<<<<
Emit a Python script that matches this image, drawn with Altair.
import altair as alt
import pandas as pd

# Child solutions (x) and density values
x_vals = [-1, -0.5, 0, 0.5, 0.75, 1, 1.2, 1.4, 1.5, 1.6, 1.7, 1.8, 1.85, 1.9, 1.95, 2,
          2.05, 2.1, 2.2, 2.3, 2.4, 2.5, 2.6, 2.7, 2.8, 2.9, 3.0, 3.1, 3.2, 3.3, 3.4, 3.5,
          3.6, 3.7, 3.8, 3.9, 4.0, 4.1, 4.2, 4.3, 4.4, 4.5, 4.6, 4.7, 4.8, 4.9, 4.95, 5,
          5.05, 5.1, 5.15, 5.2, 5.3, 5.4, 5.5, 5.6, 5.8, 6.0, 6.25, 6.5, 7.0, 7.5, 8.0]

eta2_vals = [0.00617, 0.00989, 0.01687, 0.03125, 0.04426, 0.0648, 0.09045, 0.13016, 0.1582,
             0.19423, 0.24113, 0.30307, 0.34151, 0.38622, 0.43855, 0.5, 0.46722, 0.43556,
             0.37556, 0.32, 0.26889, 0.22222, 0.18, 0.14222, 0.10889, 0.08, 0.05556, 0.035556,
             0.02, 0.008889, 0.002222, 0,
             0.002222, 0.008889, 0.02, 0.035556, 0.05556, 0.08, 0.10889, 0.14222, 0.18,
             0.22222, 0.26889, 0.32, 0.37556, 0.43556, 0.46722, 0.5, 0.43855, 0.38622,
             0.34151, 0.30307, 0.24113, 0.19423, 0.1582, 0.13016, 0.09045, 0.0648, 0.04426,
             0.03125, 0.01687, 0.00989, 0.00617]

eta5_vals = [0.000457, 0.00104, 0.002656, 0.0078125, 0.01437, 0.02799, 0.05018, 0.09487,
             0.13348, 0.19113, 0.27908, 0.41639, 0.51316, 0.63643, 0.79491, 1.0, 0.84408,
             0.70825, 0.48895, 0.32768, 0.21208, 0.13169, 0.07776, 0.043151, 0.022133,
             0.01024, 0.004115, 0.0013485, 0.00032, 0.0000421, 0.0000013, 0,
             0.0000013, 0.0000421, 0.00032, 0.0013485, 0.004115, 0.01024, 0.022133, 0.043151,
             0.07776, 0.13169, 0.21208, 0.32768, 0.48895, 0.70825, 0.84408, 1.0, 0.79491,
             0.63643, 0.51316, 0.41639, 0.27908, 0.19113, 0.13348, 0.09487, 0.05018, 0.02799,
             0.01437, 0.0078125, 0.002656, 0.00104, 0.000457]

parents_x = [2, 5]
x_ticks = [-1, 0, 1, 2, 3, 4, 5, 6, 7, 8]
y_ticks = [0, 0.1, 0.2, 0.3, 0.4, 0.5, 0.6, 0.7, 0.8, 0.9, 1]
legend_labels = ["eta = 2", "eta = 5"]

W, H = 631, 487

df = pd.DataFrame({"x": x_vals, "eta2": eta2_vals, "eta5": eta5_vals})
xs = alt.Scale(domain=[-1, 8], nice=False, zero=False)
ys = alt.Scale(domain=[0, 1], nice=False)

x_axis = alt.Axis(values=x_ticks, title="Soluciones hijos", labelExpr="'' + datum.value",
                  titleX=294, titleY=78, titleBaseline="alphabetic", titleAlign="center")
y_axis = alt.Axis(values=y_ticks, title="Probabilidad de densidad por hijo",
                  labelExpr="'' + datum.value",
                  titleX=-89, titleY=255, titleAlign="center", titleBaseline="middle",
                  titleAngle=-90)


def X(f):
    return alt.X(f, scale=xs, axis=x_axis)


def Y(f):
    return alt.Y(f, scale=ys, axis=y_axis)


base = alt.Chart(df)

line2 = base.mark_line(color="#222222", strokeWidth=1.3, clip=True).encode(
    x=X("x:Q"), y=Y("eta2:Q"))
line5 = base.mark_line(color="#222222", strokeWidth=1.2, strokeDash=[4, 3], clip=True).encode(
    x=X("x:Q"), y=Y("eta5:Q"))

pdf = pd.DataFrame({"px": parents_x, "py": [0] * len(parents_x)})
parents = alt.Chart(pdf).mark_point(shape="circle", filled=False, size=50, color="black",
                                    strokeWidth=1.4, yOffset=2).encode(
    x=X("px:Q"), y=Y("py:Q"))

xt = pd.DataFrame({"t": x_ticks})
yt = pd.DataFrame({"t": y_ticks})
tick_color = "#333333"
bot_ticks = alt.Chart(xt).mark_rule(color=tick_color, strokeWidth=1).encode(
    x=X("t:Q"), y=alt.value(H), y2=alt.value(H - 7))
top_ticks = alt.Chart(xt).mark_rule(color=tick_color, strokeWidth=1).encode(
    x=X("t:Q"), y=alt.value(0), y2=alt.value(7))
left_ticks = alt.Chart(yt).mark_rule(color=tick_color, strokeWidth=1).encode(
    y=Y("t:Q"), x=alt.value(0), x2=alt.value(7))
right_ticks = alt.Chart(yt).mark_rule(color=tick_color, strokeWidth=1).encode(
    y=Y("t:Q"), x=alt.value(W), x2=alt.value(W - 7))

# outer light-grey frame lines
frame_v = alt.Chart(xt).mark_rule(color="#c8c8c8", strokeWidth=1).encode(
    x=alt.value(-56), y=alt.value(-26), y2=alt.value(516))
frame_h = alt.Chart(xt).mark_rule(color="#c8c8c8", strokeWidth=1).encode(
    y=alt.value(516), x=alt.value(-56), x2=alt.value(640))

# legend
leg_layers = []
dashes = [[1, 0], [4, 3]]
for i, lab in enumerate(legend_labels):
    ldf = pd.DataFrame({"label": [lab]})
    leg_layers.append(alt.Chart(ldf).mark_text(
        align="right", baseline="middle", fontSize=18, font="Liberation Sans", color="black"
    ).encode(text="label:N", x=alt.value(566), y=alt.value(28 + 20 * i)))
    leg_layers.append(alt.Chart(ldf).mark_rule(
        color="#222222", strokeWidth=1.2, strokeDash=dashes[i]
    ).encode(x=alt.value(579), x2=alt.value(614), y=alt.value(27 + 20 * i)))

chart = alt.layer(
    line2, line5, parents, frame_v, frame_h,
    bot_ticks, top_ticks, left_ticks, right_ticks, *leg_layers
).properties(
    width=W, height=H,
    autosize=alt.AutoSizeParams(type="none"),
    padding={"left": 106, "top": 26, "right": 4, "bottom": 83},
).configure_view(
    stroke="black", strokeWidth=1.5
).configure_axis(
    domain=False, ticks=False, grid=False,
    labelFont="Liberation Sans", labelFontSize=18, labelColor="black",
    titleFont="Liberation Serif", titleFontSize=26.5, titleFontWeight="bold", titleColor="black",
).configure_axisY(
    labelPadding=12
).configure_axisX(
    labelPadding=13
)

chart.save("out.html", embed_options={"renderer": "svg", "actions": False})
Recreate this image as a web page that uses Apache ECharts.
>>>>
Problem to solve: Return all of the entries word for word.

Solution:
Emit a Python script that matches this image, drawn with Altair.
import altair as alt
import pandas as pd

# Child solutions (x) and density values
x_vals = [-1, -0.5, 0, 0.5, 0.75, 1, 1.2, 1.4, 1.5, 1.6, 1.7, 1.8, 1.85, 1.9, 1.95, 2,
          2.05, 2.1, 2.2, 2.3, 2.4, 2.5, 2.6, 2.7, 2.8, 2.9, 3.0, 3.1, 3.2, 3.3, 3.4, 3.5,
          3.6, 3.7, 3.8, 3.9, 4.0, 4.1, 4.2, 4.3, 4.4, 4.5, 4.6, 4.7, 4.8, 4.9, 4.95, 5,
          5.05, 5.1, 5.15, 5.2, 5.3, 5.4, 5.5, 5.6, 5.8, 6.0, 6.25, 6.5, 7.0, 7.5, 8.0]

eta2_vals = [0.00617, 0.00989, 0.01687, 0.03125, 0.04426, 0.0648, 0.09045, 0.13016, 0.1582,
             0.19423, 0.24113, 0.30307, 0.34151, 0.38622, 0.43855, 0.5, 0.46722, 0.43556,
             0.37556, 0.32, 0.26889, 0.22222, 0.18, 0.14222, 0.10889, 0.08, 0.05556, 0.035556,
             0.02, 0.008889, 0.002222, 0,
             0.002222, 0.008889, 0.02, 0.035556, 0.05556, 0.08, 0.10889, 0.14222, 0.18,
             0.22222, 0.26889, 0.32, 0.37556, 0.43556, 0.46722, 0.5, 0.43855, 0.38622,
             0.34151, 0.30307, 0.24113, 0.19423, 0.1582, 0.13016, 0.09045, 0.0648, 0.04426,
             0.03125, 0.01687, 0.00989, 0.00617]

eta5_vals = [0.000457, 0.00104, 0.002656, 0.0078125, 0.01437, 0.02799, 0.05018, 0.09487,
             0.13348, 0.19113, 0.27908, 0.41639, 0.51316, 0.63643, 0.79491, 1.0, 0.84408,
             0.70825, 0.48895, 0.32768, 0.21208, 0.13169, 0.07776, 0.043151, 0.022133,
             0.01024, 0.004115, 0.0013485, 0.00032, 0.0000421, 0.0000013, 0,
             0.0000013, 0.0000421, 0.00032, 0.0013485, 0.004115, 0.01024, 0.022133, 0.043151,
             0.07776, 0.13169, 0.21208, 0.32768, 0.48895, 0.70825, 0.84408, 1.0, 0.79491,
             0.63643, 0.51316, 0.41639, 0.27908, 0.19113, 0.13348, 0.09487, 0.05018, 0.02799,
             0.01437, 0.0078125, 0.002656, 0.00104, 0.000457]

parents_x = [2, 5]
x_ticks = [-1, 0, 1, 2, 3, 4, 5, 6, 7, 8]
y_ticks = [0, 0.1, 0.2, 0.3, 0.4, 0.5, 0.6, 0.7, 0.8, 0.9, 1]
legend_labels = ["eta = 2", "eta = 5"]

W, H = 631, 487

df = pd.DataFrame({"x": x_vals, "eta2": eta2_vals, "eta5": eta5_vals})
xs = alt.Scale(domain=[-1, 8], nice=False, zero=False)
ys = alt.Scale(domain=[0, 1], nice=False)

x_axis = alt.Axis(values=x_ticks, title="Soluciones hijos", labelExpr="'' + datum.value",
                  titleX=294, titleY=78, titleBaseline="alphabetic", titleAlign="center")
y_axis = alt.Axis(values=y_ticks, title="Probabilidad de densidad por hijo",
                  labelExpr="'' + datum.value",
                  titleX=-89, titleY=255, titleAlign="center", titleBaseline="middle",
                  titleAngle=-90)


def X(f):
    return alt.X(f, scale=xs, axis=x_axis)


def Y(f):
    return alt.Y(f, scale=ys, axis=y_axis)


base = alt.Chart(df)

line2 = base.mark_line(color="#222222", strokeWidth=1.3, clip=True).encode(
    x=X("x:Q"), y=Y("eta2:Q"))
line5 = base.mark_line(color="#222222", strokeWidth=1.2, strokeDash=[4, 3], clip=True).encode(
    x=X("x:Q"), y=Y("eta5:Q"))

pdf = pd.DataFrame({"px": parents_x, "py": [0] * len(parents_x)})
parents = alt.Chart(pdf).mark_point(shape="circle", filled=False, size=50, color="black",
                                    strokeWidth=1.4, yOffset=2).encode(
    x=X("px:Q"), y=Y("py:Q"))

xt = pd.DataFrame({"t": x_ticks})
yt = pd.DataFrame({"t": y_ticks})
tick_color = "#333333"
bot_ticks = alt.Chart(xt).mark_rule(color=tick_color, strokeWidth=1).encode(
    x=X("t:Q"), y=alt.value(H), y2=alt.value(H - 7))
top_ticks = alt.Chart(xt).mark_rule(color=tick_color, strokeWidth=1).encode(
    x=X("t:Q"), y=alt.value(0), y2=alt.value(7))
left_ticks = alt.Chart(yt).mark_rule(color=tick_color, strokeWidth=1).encode(
    y=Y("t:Q"), x=alt.value(0), x2=alt.value(7))
right_ticks = alt.Chart(yt).mark_rule(color=tick_color, strokeWidth=1).encode(
    y=Y("t:Q"), x=alt.value(W), x2=alt.value(W - 7))

# outer light-grey frame lines
frame_v = alt.Chart(xt).mark_rule(color="#c8c8c8", strokeWidth=1).encode(
    x=alt.value(-56), y=alt.value(-26), y2=alt.value(516))
frame_h = alt.Chart(xt).mark_rule(color="#c8c8c8", strokeWidth=1).encode(
    y=alt.value(516), x=alt.value(-56), x2=alt.value(640))

# legend
leg_layers = []
dashes = [[1, 0], [4, 3]]
for i, lab in enumerate(legend_labels):
    ldf = pd.DataFrame({"label": [lab]})
    leg_layers.append(alt.Chart(ldf).mark_text(
        align="right", baseline="middle", fontSize=18, font="Liberation Sans", color="black"
    ).encode(text="label:N", x=alt.value(566), y=alt.value(28 + 20 * i)))
    leg_layers.append(alt.Chart(ldf).mark_rule(
        color="#222222", strokeWidth=1.2, strokeDash=dashes[i]
    ).encode(x=alt.value(579), x2=alt.value(614), y=alt.value(27 + 20 * i)))

chart = alt.layer(
    line2, line5, parents, frame_v, frame_h,
    bot_ticks, top_ticks, left_ticks, right_ticks, *leg_layers
).properties(
    width=W, height=H,
    autosize=alt.AutoSizeParams(type="none"),
    padding={"left": 106, "top": 26, "right": 4, "bottom": 83},
).configure_view(
    stroke="black", strokeWidth=1.5
).configure_axis(
    domain=False, ticks=False, grid=False,
    labelFont="Liberation Sans", labelFontSize=18, labelColor="black",
    titleFont="Liberation Serif", titleFontSize=26.5, titleFontWeight="bold", titleColor="black",
).configure_axisY(
    labelPadding=12
).configure_axisX(
    labelPadding=13
)

chart.save("out.html", embed_options={"renderer": "svg", "actions": False})
Recreate this image as a web page that uses Apache ECharts.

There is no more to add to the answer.